◆ AIM OF THE EXERCISE:
Quote all of the data that follows exactly as written, skipping the images.

* * * *

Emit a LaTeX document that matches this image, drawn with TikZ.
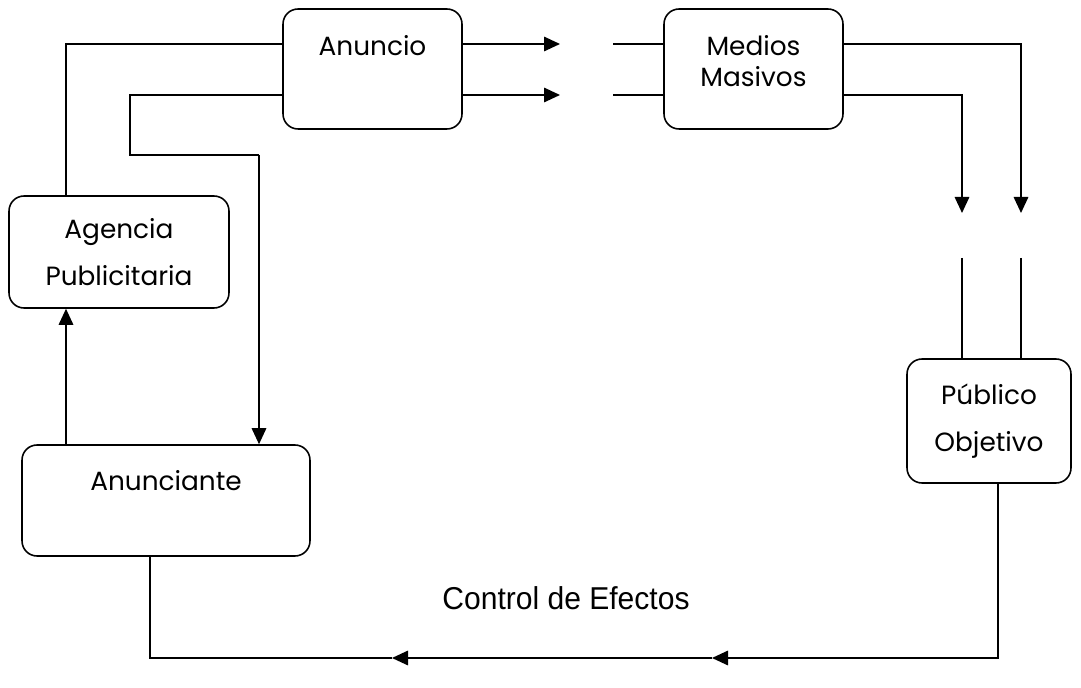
\documentclass[tikz,border=0pt]{standalone}
\usepackage{fontspec}
\usepackage{tikz}
\usetikzlibrary{arrows.meta}
\setmainfont{Poppins}
\newfontfamily\arialfont{Liberation Sans}

\begin{document}
\begin{tikzpicture}[x=0.02cm, y=-0.02cm]
    % Define styles
    \tikzstyle{box} = [rectangle, rounded corners=0.3cm, draw=black, line width=0.9pt, inner sep=0pt, text centered, align=center, font=\fontsize{15}{27}\selectfont]
    \tikzstyle{boxtext} = [inner sep=0pt, align=center, font=\fontsize{15}{18}\selectfont]
    \tikzstyle{line} = [line width=0.9pt, color=black]
    \tikzstyle{arrow} = [line, -{Triangle[length=0.32cm, width=0.29cm]}]

    \useasboundingbox (0,0) rectangle (1081,688);

    % Nodes
    \node [box, minimum width=3.58cm, minimum height=2.4cm] (anuncio) at (372.5,69) {Anuncio\\\mbox{}};
    \node [box, minimum width=3.58cm, minimum height=2.4cm] (medios) at (753.5,69) {};
    \node [boxtext] (mediostext) at (753.5,61) {Medios\\Masivos};
    \node [box, minimum width=4.4cm, minimum height=2.24cm] (agencia) at (119,252) {Agencia\\Publicitaria};
    \node [box, minimum width=5.76cm, minimum height=2.22cm, font=\fontsize{15}{23}\selectfont] (anunciante) at (166,500.5) {Anunciante\\\mbox{}};
    \node [box, minimum width=3.28cm, minimum height=2.48cm] (publico) at (989,421) {Público\\Objetivo};
    \node [font=\arialfont\fontsize{18}{21}\selectfont, xscale=0.95] (ctrl) at (566,598) {Control de Efectos};

    % Corner points
    \coordinate (tl) at (66,44);
    \coordinate (lo) at (130,95);
    \coordinate (ld) at (259,155);
    \coordinate (ga) at (560,44);
    \coordinate (gb) at (560,95);
    \coordinate (ha) at (613,44);
    \coordinate (hb) at (613,95);
    \coordinate (ra) at (1021,213);
    \coordinate (rb) at (962,213);
    \coordinate (sa) at (1021,258);
    \coordinate (sb) at (962,258);
    \coordinate (br) at (998,658);
    \coordinate (m1) at (712,658);
    \coordinate (m2) at (392,658);
    \coordinate (bl) at (150,658);

    % Arrows
    \draw [line] (agencia.north -| tl) -- (tl) -- (anuncio.west |- tl);
    \draw [arrow] (anunciante.north -| tl) -- (agencia.south -| tl);
    \draw [line] (anuncio.west |- lo) -- (lo) -- (lo |- ld) -- (ld);
    \draw [arrow] (ld) -- (anunciante.north -| ld);
    \draw [arrow] (anuncio.east |- ga) -- (ga);
    \draw [arrow] (anuncio.east |- gb) -- (gb);
    \draw [line] (ha) -- (medios.west |- ha);
    \draw [line] (hb) -- (medios.west |- hb);
    \draw [arrow] (medios.east |- ha) -| (ra);
    \draw [arrow] (medios.east |- hb) -| (rb);
    \draw [line] (sa) -- (publico.north -| sa);
    \draw [line] (sb) -- (publico.north -| sb);
    \draw [arrow] (publico.south -| br) -- (br) -- (m1);
    \draw [arrow] (m1) -- (m2);
    \draw [line] (m2) -- (bl) -- (anunciante.south -| bl);
\end{tikzpicture}
\end{document}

* * * *

◆ OUTPUT OF THE EXERCISE:
Emit a LaTeX document that matches this image, drawn with TikZ.
\documentclass[tikz,border=0pt]{standalone}
\usepackage{fontspec}
\usepackage{tikz}
\usetikzlibrary{arrows.meta}
\setmainfont{Poppins}
\newfontfamily\arialfont{Liberation Sans}

\begin{document}
\begin{tikzpicture}[x=0.02cm, y=-0.02cm]
    % Define styles
    \tikzstyle{box} = [rectangle, rounded corners=0.3cm, draw=black, line width=0.9pt, inner sep=0pt, text centered, align=center, font=\fontsize{15}{27}\selectfont]
    \tikzstyle{boxtext} = [inner sep=0pt, align=center, font=\fontsize{15}{18}\selectfont]
    \tikzstyle{line} = [line width=0.9pt, color=black]
    \tikzstyle{arrow} = [line, -{Triangle[length=0.32cm, width=0.29cm]}]

    \useasboundingbox (0,0) rectangle (1081,688);

    % Nodes
    \node [box, minimum width=3.58cm, minimum height=2.4cm] (anuncio) at (372.5,69) {Anuncio\\\mbox{}};
    \node [box, minimum width=3.58cm, minimum height=2.4cm] (medios) at (753.5,69) {};
    \node [boxtext] (mediostext) at (753.5,61) {Medios\\Masivos};
    \node [box, minimum width=4.4cm, minimum height=2.24cm] (agencia) at (119,252) {Agencia\\Publicitaria};
    \node [box, minimum width=5.76cm, minimum height=2.22cm, font=\fontsize{15}{23}\selectfont] (anunciante) at (166,500.5) {Anunciante\\\mbox{}};
    \node [box, minimum width=3.28cm, minimum height=2.48cm] (publico) at (989,421) {Público\\Objetivo};
    \node [font=\arialfont\fontsize{18}{21}\selectfont, xscale=0.95] (ctrl) at (566,598) {Control de Efectos};

    % Corner points
    \coordinate (tl) at (66,44);
    \coordinate (lo) at (130,95);
    \coordinate (ld) at (259,155);
    \coordinate (ga) at (560,44);
    \coordinate (gb) at (560,95);
    \coordinate (ha) at (613,44);
    \coordinate (hb) at (613,95);
    \coordinate (ra) at (1021,213);
    \coordinate (rb) at (962,213);
    \coordinate (sa) at (1021,258);
    \coordinate (sb) at (962,258);
    \coordinate (br) at (998,658);
    \coordinate (m1) at (712,658);
    \coordinate (m2) at (392,658);
    \coordinate (bl) at (150,658);

    % Arrows
    \draw [line] (agencia.north -| tl) -- (tl) -- (anuncio.west |- tl);
    \draw [arrow] (anunciante.north -| tl) -- (agencia.south -| tl);
    \draw [line] (anuncio.west |- lo) -- (lo) -- (lo |- ld) -- (ld);
    \draw [arrow] (ld) -- (anunciante.north -| ld);
    \draw [arrow] (anuncio.east |- ga) -- (ga);
    \draw [arrow] (anuncio.east |- gb) -- (gb);
    \draw [line] (ha) -- (medios.west |- ha);
    \draw [line] (hb) -- (medios.west |- hb);
    \draw [arrow] (medios.east |- ha) -| (ra);
    \draw [arrow] (medios.east |- hb) -| (rb);
    \draw [line] (sa) -- (publico.north -| sa);
    \draw [line] (sb) -- (publico.north -| sb);
    \draw [arrow] (publico.south -| br) -- (br) -- (m1);
    \draw [arrow] (m1) -- (m2);
    \draw [line] (m2) -- (bl) -- (anunciante.south -| bl);
\end{tikzpicture}
\end{document}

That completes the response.